Rüşvet çarkını döndürenler, artık harama bile hile karıştırıyorlar!

* * *

Bir bakanla görüştük...

"Adımı yazmayın" dedi ve bürokraside dönen "rüşvet çarkı" ile ilgili son derece ilginç açıklamalar yaptı.

"Zaman zaman bize şikâyetler geliyor" dedi:

- Bazı bürokratlara rüşvet verdiklerini söylüyorlar.

Oysa, rüşvet almak kadar vermek de suç. Mevcut yasalara göre, rüşvet verenin de cezalandırılması lazım. Ancak, bu bir türlü mümkün olmuyor.

Çünkü...

Rüşvet verenler, bunu sadece bakanın kulağına fısıldıyorlar. Zaman zaman da ilgili bakanın ricası üzerine müfettişlere bilgi veriyorlar.

Hepsi bu kadar.

İş resmiyete intikâl ettiğinde ise, hemen farklı bir tutum takınıyorlar. Bütün söylediklerini bir anda reddediyorlar.

. . . . . . . . . .

Bakan beyin karşılaştığı son olay ise akıllara durgunluk verecek cinsten...

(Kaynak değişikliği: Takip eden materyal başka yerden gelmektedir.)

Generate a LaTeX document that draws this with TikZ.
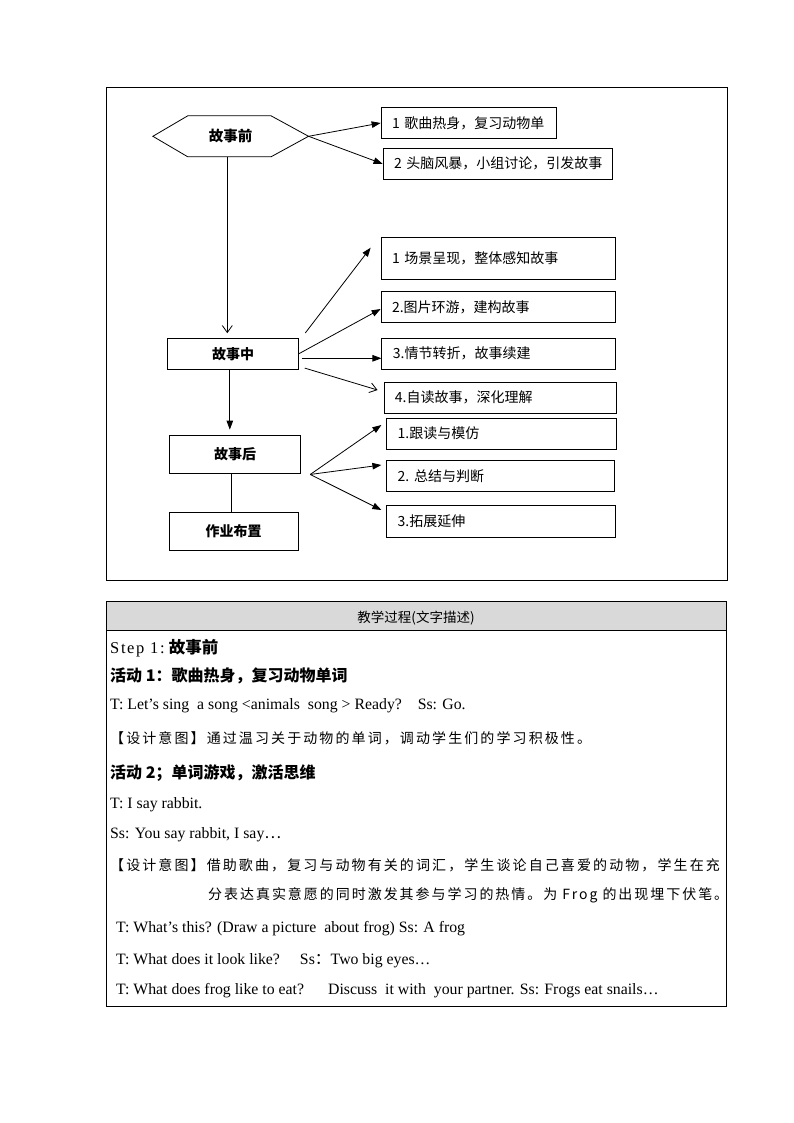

Geçtiğimiz günlerde bir sanayici bakanın kapısını çaldı:

- Benim malım, yaklaşık 1,5 aydır gümrükte bekletiliyor. Malımı gümrükten çekmek için tam 50 bin dolar rüşvet isteniyor.

Bakan hemen harekete geçti. İlgili birimleri telefonla aradı. Kendisine intikâl eden olayı anlattı:

- Falanca sanayicinin sıkıntısı varmış. Malları haksız yere gümrükte bekletiliyormuş. Şu mesele ile bir ilgilenin. Durumu da bana bildirin.

Aradan kısa bir süre geçti...

Sanayici, yeniden bakanın kapısını çaldı:

- Sayın bakanım, olayı size aktardıktan sonra işin seyri değişti. Benden rüşvet isteyenler, tekrar kapımı çaldılar. "Olaydan yukarının haberi olmuş. Artık 50 bin dolar vermene gerek kalmadı. 25 bin dolara senin işini çözeriz" dediler.

Bakan bey, "Bu de demek biliyor musunuz?" diye sordu:

- Allah korusun, arada biz de gidiyoruz. Adam, olayı öyle bir hale getiriyor ki, sanayiciye "Yukarının haberi oldu, onlar paylarından vazgeçtiler. Sen bizim payımızı ver, işini görelim" mesajını veriyor.

Ardından da ekledi:

- Görüyorsunuz, bunlarla mücadele etmek ne kadar zor!

. . . . . . . . . .

Olay öylesine rezilleşmiş... O kadar ayağa düşmüş... O derece yayılmış... Bunlar öylesine pervasızlaşmışlar ki...

Rüşvet çarkından bakanın haberi oluyor. Bunlar, yine de geri adım atmaya yanaşmıyorlar. Pişkin mi pişkin, rüşvet istemeye devam ediyorlar:

- Bari yarısını ver!

Maalesef, yüzlerine tükürseniz "Yarabbi şükür" diyecek olan bu zihniyetteki insanlar, her dönemde bürokrasideki yerlerini koruyorlar!